3.09.2010

Ree-DoubleD-iculous

Hi. This is a blog about boobs.

Thanks to the early onset of puberty, I have been harvesting my ta-ta's since I was approximately 10 years old. There is no secret formula, special vitamin, or daily dose of hormones contributing to their growth, just some solid genes from my German ancestors.

While one might describe me as "lucky" for having such a rack, I say nay my flat-chested female friends.

It all started innocently enough. Young girl begins to develop and is both excited and embarrassed to ask her mom to take her to J.C. Penny for her first training bra (which absolutely had to have a pink bow despite the fact that no one would see it.) Unfortunately, it was all downhill from that shopping spree...

While I'm the first to admit I was never uber graceful or overly coordinated, at that age doing gymnastics or taking dance lessons was the only cool thing for a girl to do.

That is, unless you had boobs.

The quizzical stares I received from my peers in leotards made me feel as though I had sprouted a penis from my forehead and was now asking them to call me Uni-Dick. Needless to say, my dreams of becoming an Olympic gold medalist on the balance beam was squashed as quickly as my aspirations for the NYC Ballet.


(Please see exhibits A and B below for an example of 2GNB: Two Girls No Breasts)
























Still jealous? Don't worry, I'm just getting started.

I do realize how great it sounds in theory....being described as the chick with the huge knockers, the ability to use cleavage to get out of speeding tickets, etc. etc. But let me enlighten you as to the real "joys" of of big jugs.

1) How many ways can you say nipple-itis?
- Her turkeys are done.
- She poked my eye out.
- Anyone ever tell you it's not polite to point?
And my all time favorite nick name: Frosty the Nipple Hard Ninja. (I wish I were kidding.)

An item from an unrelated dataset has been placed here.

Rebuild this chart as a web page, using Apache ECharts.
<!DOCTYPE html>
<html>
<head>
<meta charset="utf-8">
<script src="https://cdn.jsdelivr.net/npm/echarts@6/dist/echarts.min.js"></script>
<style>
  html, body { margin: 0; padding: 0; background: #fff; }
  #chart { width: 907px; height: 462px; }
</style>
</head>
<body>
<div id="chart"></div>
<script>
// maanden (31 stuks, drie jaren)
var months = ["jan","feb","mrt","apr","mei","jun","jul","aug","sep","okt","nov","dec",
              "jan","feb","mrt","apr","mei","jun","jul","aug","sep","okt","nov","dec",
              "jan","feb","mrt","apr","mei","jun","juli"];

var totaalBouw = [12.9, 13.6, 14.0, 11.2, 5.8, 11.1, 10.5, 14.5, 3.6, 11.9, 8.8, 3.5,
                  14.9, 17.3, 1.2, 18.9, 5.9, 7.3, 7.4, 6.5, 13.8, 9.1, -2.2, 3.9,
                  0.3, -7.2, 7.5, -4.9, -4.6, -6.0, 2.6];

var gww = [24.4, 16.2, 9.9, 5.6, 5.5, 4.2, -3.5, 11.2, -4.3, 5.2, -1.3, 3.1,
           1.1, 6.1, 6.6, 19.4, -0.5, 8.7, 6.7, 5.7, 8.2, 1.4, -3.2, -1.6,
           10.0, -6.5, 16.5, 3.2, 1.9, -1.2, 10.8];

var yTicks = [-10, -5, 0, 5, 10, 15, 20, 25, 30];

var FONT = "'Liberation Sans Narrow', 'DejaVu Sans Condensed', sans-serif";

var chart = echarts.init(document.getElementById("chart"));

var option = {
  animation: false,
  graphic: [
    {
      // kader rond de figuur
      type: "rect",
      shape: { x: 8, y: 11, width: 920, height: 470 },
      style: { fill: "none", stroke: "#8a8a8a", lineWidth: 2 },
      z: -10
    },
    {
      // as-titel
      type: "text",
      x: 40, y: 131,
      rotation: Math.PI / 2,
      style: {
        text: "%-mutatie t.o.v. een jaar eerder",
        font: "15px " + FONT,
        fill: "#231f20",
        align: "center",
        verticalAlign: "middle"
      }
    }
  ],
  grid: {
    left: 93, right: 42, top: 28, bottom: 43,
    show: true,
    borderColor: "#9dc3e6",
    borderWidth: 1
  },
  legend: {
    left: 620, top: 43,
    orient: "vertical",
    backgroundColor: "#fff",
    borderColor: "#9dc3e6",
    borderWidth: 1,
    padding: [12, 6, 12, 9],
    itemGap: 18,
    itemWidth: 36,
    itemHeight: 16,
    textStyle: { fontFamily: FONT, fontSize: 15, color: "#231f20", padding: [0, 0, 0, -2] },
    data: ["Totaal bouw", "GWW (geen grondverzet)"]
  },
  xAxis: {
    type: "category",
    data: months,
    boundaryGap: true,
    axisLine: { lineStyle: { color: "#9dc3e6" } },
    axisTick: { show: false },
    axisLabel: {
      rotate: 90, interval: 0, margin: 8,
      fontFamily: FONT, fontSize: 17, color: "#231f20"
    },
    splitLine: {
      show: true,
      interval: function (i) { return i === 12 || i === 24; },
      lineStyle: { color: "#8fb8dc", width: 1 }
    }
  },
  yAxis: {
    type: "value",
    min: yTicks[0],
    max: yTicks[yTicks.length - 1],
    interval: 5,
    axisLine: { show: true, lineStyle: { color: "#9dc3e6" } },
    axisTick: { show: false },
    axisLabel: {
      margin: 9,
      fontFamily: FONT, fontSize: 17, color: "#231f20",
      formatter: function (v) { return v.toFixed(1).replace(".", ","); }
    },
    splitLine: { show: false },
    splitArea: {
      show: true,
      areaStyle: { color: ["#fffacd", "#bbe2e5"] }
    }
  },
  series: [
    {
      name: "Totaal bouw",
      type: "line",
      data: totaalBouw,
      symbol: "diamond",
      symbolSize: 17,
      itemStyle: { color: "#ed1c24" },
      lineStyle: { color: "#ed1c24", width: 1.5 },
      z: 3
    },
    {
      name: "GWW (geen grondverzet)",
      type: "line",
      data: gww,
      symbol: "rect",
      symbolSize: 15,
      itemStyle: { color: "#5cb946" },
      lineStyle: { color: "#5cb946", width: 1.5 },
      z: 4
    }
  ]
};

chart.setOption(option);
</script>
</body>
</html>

2) Button-down shirts that fit well?
Non-existent. Unless you plan on using duct-tape to secure those puppies to your chest, good luck finding a button-down shirt that doesn't pop open halfway down.

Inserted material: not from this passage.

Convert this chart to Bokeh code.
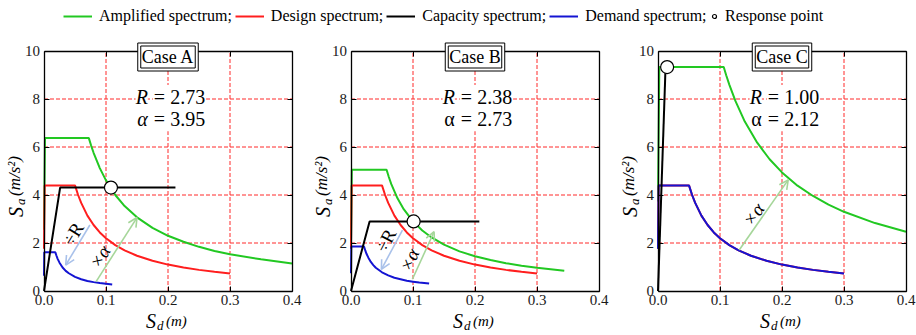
from bokeh.plotting import figure
from bokeh.layouts import column, row
from bokeh.models import (Range1d, LinearAxis, FixedTicker, Label, Arrow, OpenHead,
                          Legend, LegendItem)
from bokeh.embed import file_html
from bokeh.resources import INLINE
import math

FONT = "Liberation Serif"
GREEN = "#22c822"
RED = "#ff1e1e"
BLUE = "#1414d2"
BLACK = "#000000"
ARROW_BLUE = "#a9c1ea"
ARROW_GREEN = "#a6d69a"
GRID_RED = "#ff2a2a"

# ---- axes ----
X_MAX = 0.4
Y_MAX = 10
X_TICKS = [0.0, 0.1, 0.2, 0.3, 0.4]
X_TICK_LABELS = ["0.0", "0.1", "0.2", "0.3", "0.4"]
Y_TICKS = [0, 2, 4, 6, 8, 10]
Y_TICK_LABELS = ["0", "2", "4", "6", "8", "10"]
X_GRID = [0.1, 0.2, 0.3]
Y_GRID = [2, 4, 6, 8]

CASE_NAMES = ["Case A", "Case B", "Case C"]
R_VALUES = [2.73, 2.38, 1.00]
ALPHA_VALUES = [3.95, 2.73, 2.12]

# ---- design spectrum (ADRS format), same in every case ----
DESIGN_SD = [0.0, 0.001, 0.050, 0.055, 0.060, 0.070, 0.080, 0.090, 0.100, 0.115,
             0.130, 0.150, 0.175, 0.200, 0.225, 0.250, 0.275, 0.300]
DESIGN_SA = [1.76, 4.40, 4.40, 4.00, 3.67, 3.14, 2.75, 2.44, 2.20, 1.91,
             1.69, 1.47, 1.26, 1.10, 0.98, 0.88, 0.80, 0.73]

# ---- Case A ----
A_DEMAND_SD = [0.0, 0.0004, 0.0183, 0.020, 0.022, 0.025, 0.030, 0.035, 0.040, 0.050,
               0.060, 0.070, 0.080, 0.090, 0.100, 0.110]
A_DEMAND_SA = [0.64, 1.61, 1.61, 1.48, 1.34, 1.18, 0.98, 0.84, 0.74, 0.59,
               0.49, 0.42, 0.37, 0.33, 0.30, 0.27]
A_AMP_SD = [0.0, 0.0016, 0.0723, 0.076, 0.080, 0.090, 0.100, 0.115, 0.130, 0.150,
            0.175, 0.200, 0.225, 0.250, 0.275, 0.300, 0.350, 0.400]
A_AMP_SA = [2.55, 6.37, 6.37, 6.06, 5.76, 5.12, 4.61, 4.00, 3.54, 3.07,
            2.63, 2.30, 2.05, 1.84, 1.67, 1.53, 1.32, 1.15]
A_CAP_SD = [0.0, 0.026, 0.212]
A_CAP_SA = [0.0, 4.31, 4.31]
A_RESPONSE = (0.108, 4.31)

# ---- Case B ----
B_DEMAND_SD = [0.0, 0.0005, 0.0210, 0.023, 0.025, 0.028, 0.032, 0.036, 0.040, 0.050,
               0.060, 0.070, 0.080, 0.090, 0.100, 0.110, 0.126]
B_DEMAND_SA = [0.74, 1.85, 1.85, 1.69, 1.55, 1.39, 1.21, 1.08, 0.97, 0.78,
               0.65, 0.55, 0.49, 0.43, 0.39, 0.35, 0.31]
B_AMP_SD = [0.0, 0.0013, 0.0574, 0.061, 0.065, 0.075, 0.085, 0.100, 0.115, 0.130,
            0.150, 0.175, 0.200, 0.225, 0.250, 0.275, 0.300, 0.344]
B_AMP_SA = [2.02, 5.05, 5.05, 4.75, 4.45, 3.86, 3.41, 2.90, 2.52, 2.23,
            1.93, 1.65, 1.45, 1.29, 1.16, 1.05, 0.97, 0.84]
B_CAP_SD = [0.0, 0.030, 0.207]
B_CAP_SA = [0.0, 2.90, 2.90]
B_RESPONSE = (0.101, 2.90)

# ---- Case C (R = 1: demand coincides with design) ----
C_DEMAND_SD = [0.0, 0.001, 0.050, 0.055, 0.060, 0.070, 0.080, 0.090, 0.100, 0.115,
               0.130, 0.150, 0.175, 0.200, 0.225, 0.250, 0.275, 0.300]
C_DEMAND_SA = [1.76, 4.40, 4.40, 4.00, 3.67, 3.14, 2.75, 2.44, 2.20, 1.91,
               1.69, 1.47, 1.26, 1.10, 0.98, 0.88, 0.80, 0.73]
C_AMP_SD = [0.0, 0.0021, 0.106, 0.110, 0.115, 0.125, 0.140, 0.160, 0.180, 0.200,
            0.225, 0.250, 0.275, 0.300, 0.350, 0.400]
C_AMP_SA = [3.73, 9.33, 9.33, 8.99, 8.60, 7.91, 7.06, 6.18, 5.49, 4.94,
            4.39, 3.96, 3.60, 3.30, 2.83, 2.47]
C_CAP_SD = [0.0, 0.012]
C_CAP_SA = [0.0, 9.20]
C_RESPONSE = (0.0147, 9.33)

# scaling arrows: (label, start, end, colour, label position, angle in degrees)
A_ARROWS = [("÷R", (0.074, 2.75), (0.035, 1.08), ARROW_BLUE, (0.047, 2.38), 58.7),
            ("×α", (0.084, 0.39), (0.150, 3.06), ARROW_GREEN, (0.090, 1.43), 57.6)]
B_ARROWS = [("÷R", (0.083, 2.54), (0.049, 0.90), ARROW_BLUE, (0.056, 2.10), 62.3),
            ("×α", (0.099, 0.49), (0.134, 2.47), ARROW_GREEN, (0.094, 1.29), 65.6)]
C_ARROWS = [("×α", (0.131, 1.71), (0.210, 4.63), ARROW_GREEN, (0.154, 3.19), 55.4)]

CASES = [
    dict(amp=(A_AMP_SD, A_AMP_SA), demand=(A_DEMAND_SD, A_DEMAND_SA), cap=(A_CAP_SD, A_CAP_SA),
         resp=A_RESPONSE, arrows=A_ARROWS, alpha_italic=True, width=306, left=43.5),
    dict(amp=(B_AMP_SD, B_AMP_SA), demand=(B_DEMAND_SD, B_DEMAND_SA), cap=(B_CAP_SD, B_CAP_SA),
         resp=B_RESPONSE, arrows=B_ARROWS, alpha_italic=False, width=307, left=44.5),
    dict(amp=(C_AMP_SD, C_AMP_SA), demand=(C_DEMAND_SD, C_DEMAND_SA), cap=(C_CAP_SD, C_CAP_SA),
         resp=C_RESPONSE, arrows=C_ARROWS, alpha_italic=False, width=303, left=44.5),
]

# panel geometry in pixels (half-pixel offsets keep the 1px lines crisp)
PANEL_H = 305
BOX_W, BOX_H = 248, 240
BOX_TOP, BOX_BOTTOM = 20.5, 44.5


def add_text(p, x, y, s, size, style="normal", dx=0, dy=0, angle=0.0, align="left",
             baseline="alphabetic", bg=None, pad=0, border=None):
    p.add_layout(Label(x=x, y=y, x_offset=dx, y_offset=dy, text=s, angle=angle,
                       text_font=FONT, text_font_size=f"{size}px", text_font_style=style,
                       text_align=align, text_baseline=baseline, text_color="black",
                       background_fill_color=bg, padding=pad,
                       border_line_color=border, border_line_width=1))


def make_axis(ticks, labels, loc, bounds, show_labels):
    return LinearAxis(ticker=FixedTicker(ticks=ticks), fixed_location=loc, bounds=bounds,
                      axis_line_color=BLACK, axis_line_width=1.3,
                      major_tick_in=5, major_tick_out=0, minor_tick_in=0, minor_tick_out=0,
                      major_tick_line_color=BLACK,
                      major_label_overrides=dict(zip(ticks, labels if show_labels
                                                     else [""] * len(ticks))),
                      major_label_text_font=FONT, major_label_text_font_size="15px",
                      major_label_text_color="#1a1a1a", major_label_standoff=4)


def make_panel(i, case):
    px_x = BOX_W / X_MAX
    px_y = BOX_H / Y_MAX
    left = case["left"]
    p = figure(width=case["width"], height=PANEL_H, title=None,
               x_range=Range1d(-left / px_x, (case["width"] - left) / px_x),
               y_range=Range1d(-BOX_BOTTOM / px_y, Y_MAX + BOX_TOP / px_y),
               x_axis_type=None, y_axis_type=None,
               output_backend="svg", toolbar_location=None, min_border=0,
               outline_line_color=None)

    # dashed red grid inside the plotting box
    p.segment(x0=X_GRID, y0=[0] * len(X_GRID), x1=X_GRID, y1=[Y_MAX] * len(X_GRID),
              line_color=GRID_RED, line_dash="4 2", line_width=1)
    p.segment(x0=[0] * len(Y_GRID), y0=Y_GRID, x1=[X_MAX] * len(Y_GRID), y1=Y_GRID,
              line_color=GRID_RED, line_dash="4 2", line_width=1)

    # boxed axes with inward ticks on all four sides
    p.add_layout(make_axis(X_TICKS, X_TICK_LABELS, 0, (0, X_MAX), True), "below")
    p.add_layout(make_axis(Y_TICKS, Y_TICK_LABELS, 0, (0, Y_MAX), True), "left")
    p.add_layout(make_axis(X_TICKS, X_TICK_LABELS, Y_MAX, (0, X_MAX), False), "above")
    p.add_layout(make_axis(Y_TICKS, Y_TICK_LABELS, X_MAX, (0, Y_MAX), False), "right")

    p.line(*case["amp"], color=GREEN, line_width=2)
    p.line(DESIGN_SD, DESIGN_SA, color=RED, line_width=2)
    p.line(*case["demand"], color=BLUE, line_width=2)
    p.line(*case["cap"], color=BLACK, line_width=2)

    for lab, (x0, y0), (x1, y1), col, (lx, ly), ang in case["arrows"]:
        p.add_layout(Arrow(x_start=x0, y_start=y0, x_end=x1, y_end=y1, line_color=col,
                           line_width=1.6,
                           end=OpenHead(size=9, line_color=col, line_width=1.6)))
        add_text(p, lx, ly, lab, 19, style="italic" if "α" in lab else "normal",
                 angle=math.radians(ang), align="center", baseline="middle")

    rx, ry = case["resp"]
    p.scatter([rx], [ry], marker="circle", size=13, fill_color="white",
              line_color=BLACK, line_width=1.2)

    # case title box with a double frame, sitting on the top edge
    add_text(p, 0.2, 9.75, CASE_NAMES[i], 18, align="center", baseline="middle",
             bg="white", pad=4, border=BLACK)
    add_text(p, 0.2, 9.75, CASE_NAMES[i], 18, align="center", baseline="middle",
             bg="white", pad=1, border=BLACK)

    # R and alpha values
    ax_ = 0.1675
    add_text(p, ax_, 8.08, "R", 20, style="italic", align="right", baseline="middle",
             bg="white", pad=0)
    add_text(p, ax_, 8.08, f"= {R_VALUES[i]:.2f}", 20, dx=5, baseline="middle",
             bg="white", pad=1)
    add_text(p, ax_, 7.16, "α", 20, style="italic" if case["alpha_italic"] else "normal",
             align="right", baseline="middle", bg="white", pad=0)
    add_text(p, ax_, 7.16, f"= {ALPHA_VALUES[i]:.2f}", 20, dx=5, baseline="middle",
             bg="white", pad=1)

    # axis titles
    add_text(p, 0.2, -1.25, "S", 20, style="italic", dx=-22)
    add_text(p, 0.2, -1.25, "d", 13, style="italic", dx=-11, dy=-4)
    add_text(p, 0.2, -1.25, "(m)", 15, style="italic", dx=-2)

    add_text(p, 0.0, 5.0, "S", 20, style="italic", dx=-28, dy=-46, angle=math.pi / 2)
    add_text(p, 0.0, 5.0, "a", 13, style="italic", dx=-24, dy=-34, angle=math.pi / 2)
    add_text(p, 0.0, 5.0, "(m/s²)", 17, style="italic", dx=-30, dy=-25, angle=math.pi / 2)
    return p


panels = [make_panel(i, c) for i, c in enumerate(CASES)]

# ---- shared legend strip ----
leg = figure(width=916, height=30, title=None, x_range=Range1d(0, 1), y_range=Range1d(0, 1),
             output_backend="svg", toolbar_location=None, min_border=0,
             x_axis_type=None, y_axis_type=None, outline_line_color=None)
NO_DATA = [float("nan")]
r_amp = leg.line(NO_DATA, NO_DATA, color=GREEN, line_width=2)
r_des = leg.line(NO_DATA, NO_DATA, color=RED, line_width=2)
r_cap = leg.line(NO_DATA, NO_DATA, color=BLACK, line_width=2)
r_dem = leg.line(NO_DATA, NO_DATA, color=BLUE, line_width=2)
r_pt = leg.scatter(NO_DATA, NO_DATA, marker="circle", size=10, fill_color="white",
                   line_color=BLACK, line_width=1.2)

common = dict(orientation="horizontal", padding=0, margin=0, border_line_color=None,
              background_fill_alpha=0, label_text_font=FONT, label_text_font_size="16px",
              label_text_color="black", spacing=3)
leg.add_layout(Legend(items=[LegendItem(label="Amplified spectrum;", renderers=[r_amp]),
                             LegendItem(label="Design spectrum;", renderers=[r_des]),
                             LegendItem(label="Capacity spectrum;", renderers=[r_cap]),
                             LegendItem(label="Demand spectrum;", renderers=[r_dem])],
                      location=(63, 4), glyph_width=29, label_standoff=7, **common))
leg.add_layout(Legend(items=[LegendItem(label="Response point", renderers=[r_pt])],
                      location=(709, 4), glyph_width=10, label_standoff=6, **common))

layout = column(leg, row(*panels))
open("out.html", "w").write(file_html(layout, INLINE))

3) Comfortable tube tops and strapless dresses?
No such thing. Not even the best of the best strapless bras can keep those bad boys in place. Over/under at hoisting them up throughout the day = 37.

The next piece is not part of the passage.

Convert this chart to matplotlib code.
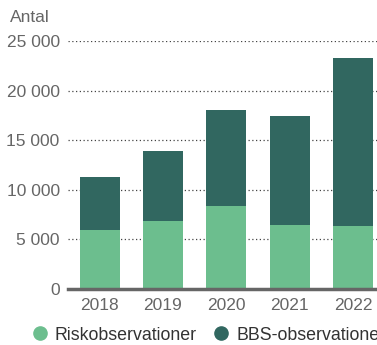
import matplotlib
matplotlib.use("Agg")
import matplotlib.pyplot as plt
from matplotlib.lines import Line2D

years = ["2018", "2019", "2020", "2021", "2022"]
risk_obs = [5900, 6800, 8300, 6450, 6350]
total_obs = [11250, 13900, 18050, 17450, 23250]
bbs_obs = [t - r for t, r in zip(total_obs, risk_obs)]
y_ticks = [0, 5000, 10000, 15000, 20000, 25000]
y_tick_labels = ["0", "5 000", "10 000", "15 000", "20 000", "25 000"]

LIGHT = "#6cbe8e"
DARK = "#316760"
TEXT = "#666666"

plt.rcParams["font.family"] = ["Liberation Sans", "DejaVu Sans"]

fig = plt.figure(figsize=(3.77, 3.45), dpi=100)
ax = fig.add_axes([0.1804, 0.1635, 0.8396, 0.7177])

x = range(len(years))
ax.bar(x, risk_obs, width=0.63, color=LIGHT, zorder=3)
ax.bar(x, bbs_obs, width=0.63, bottom=risk_obs, color=DARK, zorder=3)

ax.set_xlim(-0.5, 4.5)
ax.set_ylim(0, 25000)
ax.set_yticks(y_ticks)
ax.set_yticklabels(y_tick_labels)
ax.set_xticks(list(x))
ax.set_xticklabels(years)
ax.tick_params(axis="both", length=0, labelsize=12.5, labelcolor=TEXT)
ax.tick_params(axis="y", pad=6)
ax.tick_params(axis="x", pad=7)

ax.yaxis.grid(True, linestyle=(0, (1, 2)), linewidth=0.9, color="#444444", zorder=0)
ax.set_axisbelow(True)
for side in ["top", "right", "left"]:
    ax.spines[side].set_visible(False)
ax.spines["bottom"].set_color("#666666")
ax.spines["bottom"].set_linewidth(2.5)
ax.spines["bottom"].set_zorder(4)

fig.text(10 / 377, 1 - 18 / 345, "Antal", fontsize=12.5, color=TEXT,
         va="center", ha="left")

handles = [
    Line2D([], [], marker="o", linestyle="none", markersize=9.5,
           markerfacecolor=LIGHT, markeredgecolor=LIGHT),
    Line2D([], [], marker="o", linestyle="none", markersize=9.5,
           markerfacecolor=DARK, markeredgecolor=DARK),
]
fig.legend(handles, ["Riskobservationer", "BBS-observationer"],
           loc="center left", bbox_to_anchor=(22 / 377, 1 - 335 / 345),
           ncol=2, frameon=False, fontsize=12.8, handletextpad=0.25,
           columnspacing=0.75, borderaxespad=0, handlelength=1.2,
           labelcolor="#333333")

fig.savefig("out.png", dpi=100)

4) Triangle top bathing suits?
Think again. You'd get better coverage from a pair of boobie tassels. Or this blouse:



5) A bra with support AND sex appeal?
You'd have an easier time finding a bra that provided cocaine and cocoa puffs.

6) A pleasant jog through the park?

Not likely. Unless you double up sports bras while also wearing a tank top with a built in bra your attempt at exercise might look something like this:

If you've read this and disagree, well, I guess the grass really is greener on the other side of Victoria's Secret.

1 comment:

  1. As a big boobed woman myself, I would have to agree that being "tits magee" is not all its cracked up to be. Though you did leave out the lovely phrase, "Is it cold in here?" Because everytime your body temperature drops, everyone can tell, especially in a bathing suit. That is assuming you can find one that modestly covers your boobs without looking like a pole dancer.

    As for lingerie, the only ones that will fit anything bigger than a 34C do not have underwires, and anyone who is a D-cup+ knows an underwire is a necessity. As for victoria secret, who charges more for bras with D-cups and up, what is the charge for? The padding? Who on gods green earth would want MORE padding when they are D-cups and bigger? There bathing suits do not fit any better, unless you want your boobs to fall out while you swim, I don't judge.

    I always loved how those who call well endowment a "blessing" are always the flat chested girls. I don't think they would feel so blessed when they couldn't wear those itty-bitty tops that don't require a bra or those nice low back dresses, such luxuries big boobed woman don't have.

    So next time you small chested woman are trying on your tube tops and or working out in your underwire(not cool btw), just remember that big boobs come with hips to support them, otherwise we would all topple over like Barbie.